He's got a litter in the ground now to a qaa bitch that was on Chris Ledfords truck.


----------



## roseberry (Jun 22, 2010)

rita jones had a litter with her xena, chopper x windy(20 or thirty points, qaa and aa placements) and bullet. it's a killer litter and i think xena was bitch to clooney too(78 points)


----------



## Garduck (Feb 1, 2013)

roseberry said:


> rita jones had a litter with her xena, chopper x windy(20 or thirty points, qaa and aa placements) and bullet. it's a killer litter and i think xena was bitch to clooney too(78 points)


She is Clooneys mom and was bred to saber as well pups still young but look out Id put money on them.


----------



## DRAKEHAVEN (Jan 14, 2005)

http://www.huntinglabpedigree.com/pedigree.asp?id=44733

This pretty much covers it for me.


----------



## Mike W. (Apr 22, 2008)

FC-AFC Percy x AFC Ms Costalot is as stacked is you are gonna get, IMO.

3 out of 4 grandparents are HOF: NFC Honcho, NFC Risky Business Ruby, and NFC Lottie, and the other one was FC AFC Trumarc's Ziparoo (Rudy).

at least 9 HOF's in 3 Gen pedigree.....absolutely sick.


----------



## Kajun Kamakazi (May 17, 2011)

Dr. Ed's "Holland" and NFC Dottie have a really nice pedigree.


----------



## JBlack (Sep 17, 2003)

I really like this one and plan to make it a reality in the near future.

http://www.huntinglabpedigree.com/testbreedpedigree.asp?id=7325


----------



## Chris Videtto (Nov 4, 2010)

captainjack said:


> Some of the best litters produced may not meet your definition of Stacked.
> 
> This was a good one for sure
> 
> http://www.huntinglabpedigree.com/pedigree.asp?id=552


How about Chopper and Quilla, Weezer and Windy....Pretty talented offspring!


----------



## Chris Videtto (Nov 4, 2010)

high hopes for this one.......Grady x Kate (weezer x Windy)


----------



## Kenneth Niles Bora (Jul 1, 2004)

you guys are goofy
how can you talk "Stacked" and not mention "Decks"??????????


----------



## Jacob Hawkes (Jun 24, 2008)

Not too bad. 

http://www.huntinglabpedigree.com/pedigree.asp?id=84207


----------



## Baby Duck (Jul 14, 2005)

FC pike of castlebay came from a pretty stacked pedigree IMHO
FTCH Kane's rare n'able did also.


----------



## captainjack (Apr 6, 2009)

As has been shown by the posts in this thread, the most stacked pedigrees don't always produce the best litters.


----------



## Robert E (Jun 9, 2009)

Maybe not always, but the odds are certainly more in your favor.


----------



## Mike W. (Apr 22, 2008)

> FC-AFC Percy x AFC Ms Costalot is as stacked is you are gonna get, IMO.
> 
> 3 out of 4 grandparents are HOF: NFC Honcho, NFC Risky Business Ruby, and NFC Lottie, and the other one was FC AFC Trumarc's Ziparoo (Rudy).
> 
> at least 9 HOF's in 3 Gen pedigree.....absolutely sick.
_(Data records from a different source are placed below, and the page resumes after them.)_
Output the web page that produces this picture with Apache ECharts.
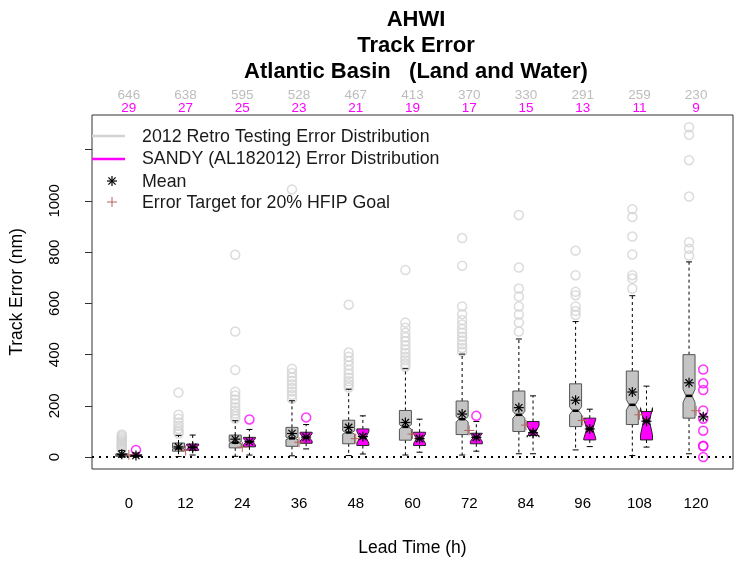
<!DOCTYPE html>
<html>
<head>
<meta charset="utf-8">
<script src="https://cdn.jsdelivr.net/npm/echarts@6/dist/echarts.min.js"></script>
<style>
  html, body { margin: 0; padding: 0; background: #fff; }
  #chart { width: 741px; height: 562px; }
</style>
</head>
<body>
<div id="chart"></div>
<script>
// Forecast lead times (h)
const leadTimes = [0, 12, 24, 36, 48, 60, 72, 84, 96, 108, 120];
// Sample sizes per lead time
const retroCounts = [646, 638, 595, 528, 467, 413, 370, 330, 291, 259, 230];
const sandyCounts = [29, 27, 25, 23, 21, 19, 17, 15, 13, 11, 9];

// Box statistics: [lower whisker, Q1, median, Q3, upper whisker]
const retroStats = [
  [0, 3, 7, 13, 26],
  [2, 23, 34, 55, 85],
  [3, 36, 56, 86, 142],
  [5, 42, 73, 116, 220],
  [6, 52, 96, 144, 265],
  [8, 66, 118, 182, 345],
  [8, 88, 148, 219, 402],
  [13, 100, 165, 258, 461],
  [28, 119, 181, 286, 529],
  [6, 127, 204, 336, 630],
  [13, 152, 239, 400, 762]
];
const retroMeans = [11, 40, 70, 92, 116, 135, 168, 193, 222, 254, 290];
const retroOutliers = [
  [30, 34, 38, 42, 46, 50, 55, 60, 65, 70, 76, 82, 88],
  [92, 100, 110, 122, 135, 150, 165, 252],
  [150, 160, 170, 182, 195, 210, 225, 240, 255, 340, 490, 790],
  [228, 242, 256, 270, 284, 298, 312, 328, 345, 1045],
  [272, 284, 296, 310, 325, 340, 358, 375, 392, 408, 595],
  [352, 365, 378, 392, 406, 420, 436, 452, 468, 485, 505, 525, 730],
  [412, 426, 440, 455, 470, 485, 500, 518, 535, 558, 588, 747, 855],
  [490, 525, 557, 588, 627, 658, 740, 945],
  [555, 570, 588, 632, 645, 710, 806],
  [658, 697, 710, 791, 861, 937, 968],
  [787, 813, 839, 1017, 1159, 1258, 1288]
];

// SANDY: fewer than 10 cases at 120 h, so those are drawn as individual points
const sandyStats = [
  [0, 2, 5, 9, 16],
  [8, 26, 38, 51, 86],
  [8, 40, 60, 77, 108],
  [32, 54, 77, 97, 127],
  [12, 45, 77, 110, 161],
  [19, 45, 72, 97, 148],
  [23, 52, 77, 93, 139],
  [13, 84, 100, 139, 239],
  [41, 67, 110, 152, 187],
  [39, 67, 140, 178, 277],
  null
];
const sandyMeans = [6, 38, 60, 78, 80, 72, 77, 95, 110, 140, 157];
const sandyOutliers = [
  [28], [], [147], [155], [], [], [161], [], [], [],
  [342, 288, 262, 182, 150, 103, 44, 42, 0]
];

// Error target for the 20% HFIP goal
const hfipTargets = [9, 26, 39, 58, 72, 90, 104, 125, 143, 165, 181];

// Axis ticks
const yTickValues = [0, 200, 400, 600, 800, 1000, 1200];
const yLabelValues = [0, 200, 400, 600, 800, 1000];

const FONT = 'Liberation Sans, Arial, Helvetica, sans-serif';
const RETRO_FILL = '#c4c4c4';
const RETRO_EDGE = '#555555';
const RETRO_PT = '#d3d3d3';
const SANDY = '#ff00ff';
const TARGET = '#b8645e';
const SHIFT = 1.5;       // horizontal offset of each pair of boxes (hours)
const HALF_W = 6;        // half box width (px)

function boxRenderer(shift, fill, edge) {
  return function (params, api) {
    const t = api.value(0);
    const lo = api.value(1), q1 = api.value(2), md = api.value(3),
          q3 = api.value(4), hi = api.value(5), n = api.value(6);
    const cx = api.coord([t + shift, 0])[0];
    const Y = v => api.coord([t, v])[1];
    const w = HALF_W, nf = 0.5;
    const notch = 1.58 * (q3 - q1) / Math.sqrt(n);
    const pts = [
      [cx - w, Y(q1)], [cx + w, Y(q1)], [cx + w, Y(md - notch)], [cx + w * nf, Y(md)],
      [cx + w, Y(md + notch)], [cx + w, Y(q3)], [cx - w, Y(q3)], [cx - w, Y(md + notch)],
      [cx - w * nf, Y(md)], [cx - w, Y(md - notch)]
    ];
    const dash = { stroke: '#000', lineWidth: 1, lineDash: [3, 3], fill: null };
    const solid = { stroke: '#000', lineWidth: 1, fill: null };
    return {
      type: 'group',
      children: [
        { type: 'line', shape: { x1: cx, y1: Y(q1), x2: cx, y2: Y(lo) }, style: dash },
        { type: 'line', shape: { x1: cx, y1: Y(q3), x2: cx, y2: Y(hi) }, style: dash },
        { type: 'line', shape: { x1: cx - w * 0.5, y1: Y(lo), x2: cx + w * 0.5, y2: Y(lo) }, style: solid },
        { type: 'line', shape: { x1: cx - w * 0.5, y1: Y(hi), x2: cx + w * 0.5, y2: Y(hi) }, style: solid },
        { type: 'polygon', shape: { points: pts }, style: { fill: fill, stroke: edge, lineWidth: 1 } },
        { type: 'line', shape: { x1: cx - w * nf, y1: Y(md), x2: cx + w * nf, y2: Y(md) },
          style: { stroke: '#000', lineWidth: 2.5 } }
      ]
    };
  };
}

function starLines(cx, cy, r, color, lw) {
  const d = r * 0.72;
  const st = { stroke: color, lineWidth: lw };
  return [
    { type: 'line', shape: { x1: cx - r, y1: cy, x2: cx + r, y2: cy }, style: st },
    { type: 'line', shape: { x1: cx, y1: cy - r, x2: cx, y2: cy + r }, style: st },
    { type: 'line', shape: { x1: cx - d, y1: cy - d, x2: cx + d, y2: cy + d }, style: st },
    { type: 'line', shape: { x1: cx - d, y1: cy + d, x2: cx + d, y2: cy - d }, style: st }
  ];
}

function plusLines(cx, cy, r, color, lw) {
  const st = { stroke: color, lineWidth: lw };
  return [
    { type: 'line', shape: { x1: cx - r, y1: cy, x2: cx + r, y2: cy }, style: st },
    { type: 'line', shape: { x1: cx, y1: cy - r, x2: cx, y2: cy + r }, style: st }
  ];
}

function markRenderer(shift, kind) {
  return function (params, api) {
    const p = api.coord([api.value(0) + shift, api.value(1)]);
    const children = kind === 'star'
      ? starLines(p[0], p[1], 5, '#000', 1.2)
      : plusLines(p[0], p[1], 5, TARGET, 1);
    return { type: 'group', children: children };
  };
}

const retroBoxData = leadTimes.map((t, i) => [t].concat(retroStats[i], [retroCounts[i]]));
const sandyBoxData = [];
leadTimes.forEach((t, i) => {
  if (sandyStats[i]) sandyBoxData.push([t].concat(sandyStats[i], [sandyCounts[i]]));
});
const retroPts = [];
retroOutliers.forEach((arr, i) => arr.forEach(v => retroPts.push([leadTimes[i] - SHIFT, v])));
const sandyPts = [];
sandyOutliers.forEach((arr, i) => arr.forEach(v => sandyPts.push([leadTimes[i] + SHIFT, v])));

const chart = echarts.init(document.getElementById('chart'), null, { renderer: 'canvas' });

const countOf = v => {
  const i = leadTimes.indexOf(Math.round(v));
  return i < 0 ? '' : '{g|' + retroCounts[i] + '}\n{m|' + sandyCounts[i] + '}';
};

const legendText = (y, s) => ({
  type: 'text', x: 142, y: y,
  style: { text: s, font: '17.8px ' + FONT, fill: '#1a1a1a', verticalAlign: 'middle' }
});

chart.setOption({
  animation: false,
  backgroundColor: '#ffffff',
  textStyle: { fontFamily: FONT },
  title: {
    text: 'AHWI\nTrack Error\nAtlantic Basin   (Land and Water)',
    left: 411,
    top: 2,
    textAlign: 'center',
    textStyle: { fontFamily: FONT, fontSize: 22, fontWeight: 'bold', color: '#000', lineHeight: 26 }
  },
  grid: {
    left: 89, right: 8, top: 115, bottom: 90,
    show: true, borderColor: '#333', borderWidth: 1, backgroundColor: 'transparent'
  },
  xAxis: [
    {
      type: 'value', min: -7.8, max: 127.8,
      name: 'Lead Time (h)', nameLocation: 'middle', nameGap: 70,
      nameTextStyle: { fontSize: 17.5, color: '#000', fontFamily: FONT },
      axisLine: { show: false, onZero: false },
      axisTick: { show: false },
      splitLine: { show: false },
      axisLabel: { customValues: leadTimes, fontSize: 15, color: '#000', margin: 27, fontFamily: FONT }
    },
    {
      type: 'value', min: -7.8, max: 127.8, position: 'top',
      axisLine: { show: false, onZero: false },
      axisTick: { show: false },
      splitLine: { show: false },
      axisLabel: {
        customValues: leadTimes, margin: 0,
        formatter: countOf,
        rich: {
          g: { fontSize: 13.5, color: '#bdbdbd', lineHeight: 13, fontFamily: FONT },
          m: { fontSize: 13.5, color: SANDY, lineHeight: 13, fontFamily: FONT }
        }
      }
    }
  ],
  yAxis: {
    type: 'value', min: -46.5, max: 1335.5,
    name: 'Track Error (nm)', nameLocation: 'middle', nameGap: 66,
    nameTextStyle: { fontSize: 17.5, color: '#000', fontFamily: FONT },
    axisLine: { show: false, onZero: false },
    splitLine: { show: false },
    axisTick: { show: true, customValues: yTickValues, length: 7, lineStyle: { color: '#333' } },
    axisLabel: {
      customValues: yLabelValues, rotate: 90, fontSize: 15, color: '#000', margin: 30,
      fontFamily: FONT, formatter: v => String(v)
    }
  },
  series: [
    {
      type: 'scatter', name: 'retroOutliers', xAxisIndex: 0,
      data: retroPts, symbol: 'circle', symbolSize: 9,
      itemStyle: { color: 'transparent', borderColor: RETRO_PT, borderWidth: 1.5 },
      z: 2,
      markLine: {
        silent: true, symbol: 'none', label: { show: false },
        lineStyle: { color: '#000', width: 2, type: [2, 5] },
        data: [{ yAxis: 0 }]
      }
    },
    {
      type: 'custom', name: 'retroBoxes', xAxisIndex: 0,
      renderItem: boxRenderer(-SHIFT, RETRO_FILL, RETRO_EDGE),
      encode: { x: 0, y: 3 }, data: retroBoxData, z: 3
    },
    {
      type: 'custom', name: 'sandyBoxes', xAxisIndex: 0,
      renderItem: boxRenderer(SHIFT, SANDY, '#222'),
      encode: { x: 0, y: 3 }, data: sandyBoxData, z: 3
    },
    {
      type: 'scatter', name: 'sandyOutliers', xAxisIndex: 0,
      data: sandyPts, symbol: 'circle', symbolSize: 9,
      itemStyle: { color: 'transparent', borderColor: SANDY, borderWidth: 1.5 },
      z: 4
    },
    {
      type: 'custom', name: 'targets', xAxisIndex: 0,
      renderItem: markRenderer(0, 'plus'),
      encode: { x: 0, y: 1 }, data: leadTimes.map((t, i) => [t, hfipTargets[i]]), z: 5
    },
    {
      type: 'custom', name: 'retroMeans', xAxisIndex: 0,
      renderItem: markRenderer(-SHIFT, 'star'),
      encode: { x: 0, y: 1 }, data: leadTimes.map((t, i) => [t, retroMeans[i]]), z: 6
    },
    {
      type: 'custom', name: 'sandyMeans', xAxisIndex: 0,
      renderItem: markRenderer(SHIFT, 'star'),
      encode: { x: 0, y: 1 }, data: leadTimes.map((t, i) => [t, sandyMeans[i]]), z: 6
    }
  ],
  graphic: [
    { type: 'line', silent: true, z: 10, shape: { x1: 92, y1: 136, x2: 125, y2: 136 }, style: { stroke: RETRO_PT, lineWidth: 2.5 } },
    { type: 'line', silent: true, z: 10, shape: { x1: 92, y1: 159, x2: 125, y2: 159 }, style: { stroke: SANDY, lineWidth: 2.5 } },
    { type: 'group', silent: true, z: 10, children: starLines(112, 181, 5, '#000', 1.2) },
    { type: 'group', silent: true, z: 10, children: plusLines(112, 202, 5, TARGET, 1) },
    legendText(137, '2012 Retro Testing Error Distribution'),
    legendText(159.5, 'SANDY (AL182012) Error Distribution'),
    legendText(182, 'Mean'),
    legendText(203, 'Error Target for 20% HFIP Goal')
  ]
});
</script>
</body>
</html>
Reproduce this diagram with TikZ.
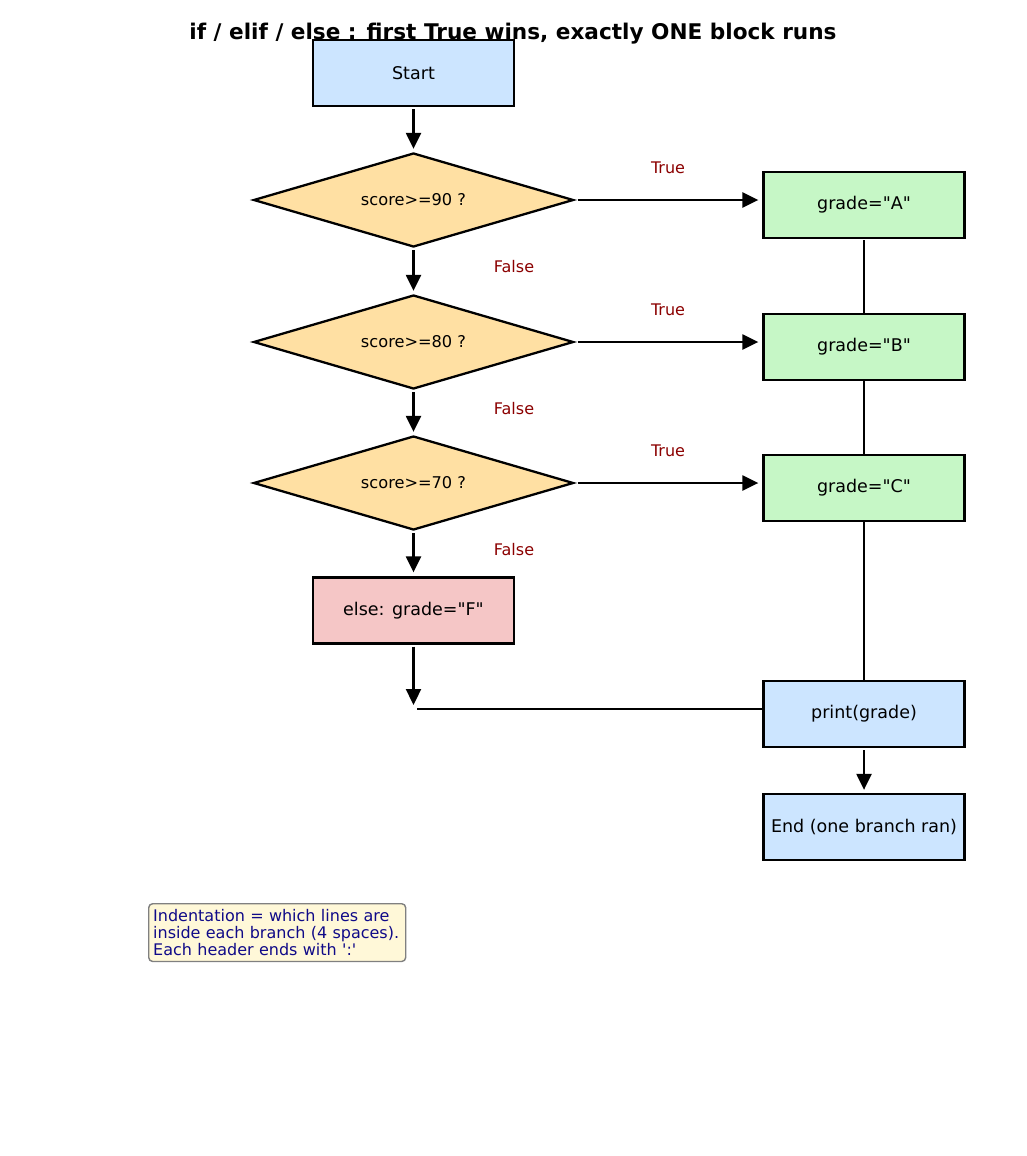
\documentclass[tikz,border=0pt]{standalone}
\usepackage{fontspec}
\setmainfont{DejaVu Sans}
\usetikzlibrary{shapes.geometric,arrows.meta}
\definecolor{bluefill}{HTML}{CCE5FF}
\definecolor{orangefill}{HTML}{FFE0A3}
\definecolor{greenfill}{HTML}{C6F7C6}
\definecolor{redfill}{HTML}{F5C6C6}
\definecolor{notefill}{HTML}{FFF8D8}
\definecolor{labelred}{HTML}{8B0000}
\definecolor{notetext}{HTML}{100A88}
\newcommand{\dq}{\textquotedbl}
\newcommand{\sq}{\textquotesingle}
\tikzset{
  x=1pt, y=-1pt,
  boxnode/.style={draw=black, line width=2.3pt, minimum width=201pt, minimum height=66pt, inner sep=0pt, font=\fontsize{17.5}{20}\selectfont},
  decnode/.style={draw=black, line width=2.3pt, shape=diamond, aspect=3.4, minimum width=320pt, minimum height=94pt, inner sep=0pt, font=\fontsize{16.2}{19}\selectfont, fill=orangefill},
  flow/.style={line width=2.3pt, -{Triangle[length=16pt,width=15pt]}},
  plain/.style={line width=2.3pt},
  lbl/.style={text=labelred, font=\fontsize{16}{19}\selectfont},
}
\begin{document}
\begin{tikzpicture}
\useasboundingbox (0,0) rectangle (1027,1156);
\node[font=\bfseries\fontsize{21.6}{26}\selectfont] (title) at (513,34) {if / elif / else : first True wins, exactly ONE block runs};
\node[boxnode, fill=bluefill] (start) at (413.5,73) {Start};
\node[decnode] (d1) at (413.5,200) {score>=90 ?};
\node[decnode] (d2) at (413.5,342) {score>=80 ?};
\node[decnode] (d3) at (413.5,483) {score>=70 ?};
\node[boxnode, fill=redfill] (els) at (413.5,610.5) {else: grade=\dq F\dq};
% vertical trunk behind grade boxes
\coordinate (trunktop) at (864,240);
\node[boxnode, fill=bluefill] (pr) at (864,714) {print(grade)};
\draw[plain] (trunktop) -- (pr.north);
\node[boxnode, fill=greenfill] (ga) at (864,205) {grade=\dq A\dq};
\node[boxnode, fill=greenfill] (gb) at (864,347) {grade=\dq B\dq};
\node[boxnode, fill=greenfill] (gc) at (864,488) {grade=\dq C\dq};
\node[boxnode, fill=bluefill] (en) at (864,827) {End (one branch ran)};
% flows
\draw[flow, shorten <=2pt, shorten >=3pt] (start.south) -- (d1.north);
\draw[flow, shorten <=2pt, shorten >=3pt] (d1.south) -- (d2.north);
\draw[flow, shorten <=2pt, shorten >=3pt] (d2.south) -- (d3.north);
\draw[flow, shorten <=2pt, shorten >=4pt] (d3.south) -- (els.north);
\draw[flow, shorten <=3pt, shorten >=4pt] (d1.east) -- (ga.west |- d1.east);
\draw[flow, shorten <=3pt, shorten >=4pt] (d2.east) -- (gb.west |- d2.east);
\draw[flow, shorten <=3pt, shorten >=4pt] (d3.east) -- (gc.west |- d3.east);
\coordinate (jtip) at (413.5,705);
\coordinate (jstart) at (417,709);
\draw[flow, shorten <=2pt] (els.south) -- (jtip);
\draw[plain] (jstart) -- (pr.west |- jstart);
\draw[flow, shorten <=2pt, shorten >=3pt] (pr.south) -- (en.north);
% labels
\node[lbl] (t1) at (668,168) {True};
\node[lbl] (t2) at (668,310) {True};
\node[lbl] (t3) at (668,451) {True};
\node[lbl] (f1) at (514,267) {False};
\node[lbl] (f2) at (514,409) {False};
\node[lbl] (f3) at (514,550) {False};
% note
\node[draw=gray, line width=1.4pt, fill=notefill, rounded corners=4pt, align=left, inner xsep=4.5pt, inner ysep=5.5pt, text=notetext, font=\fontsize{16}{17.2}\selectfont, anchor=north west, text width=248pt] (note) at (148,903) {Indentation = which lines are\\inside each branch (4 spaces).\\Each header ends with \sq:\sq};
\end{tikzpicture}
\end{document}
Corrected a couple of errors on first post. I haven't seen a post yet that frankly is better than this on paper. And it produced.


----------



## Casey A (May 31, 2011)

Every time I open this thread and see a new pedigree I get sucked into the vortex that is huntinglabpedigree.com 

Minimum of an hour clicking on new names and lineages. I Love it!


----------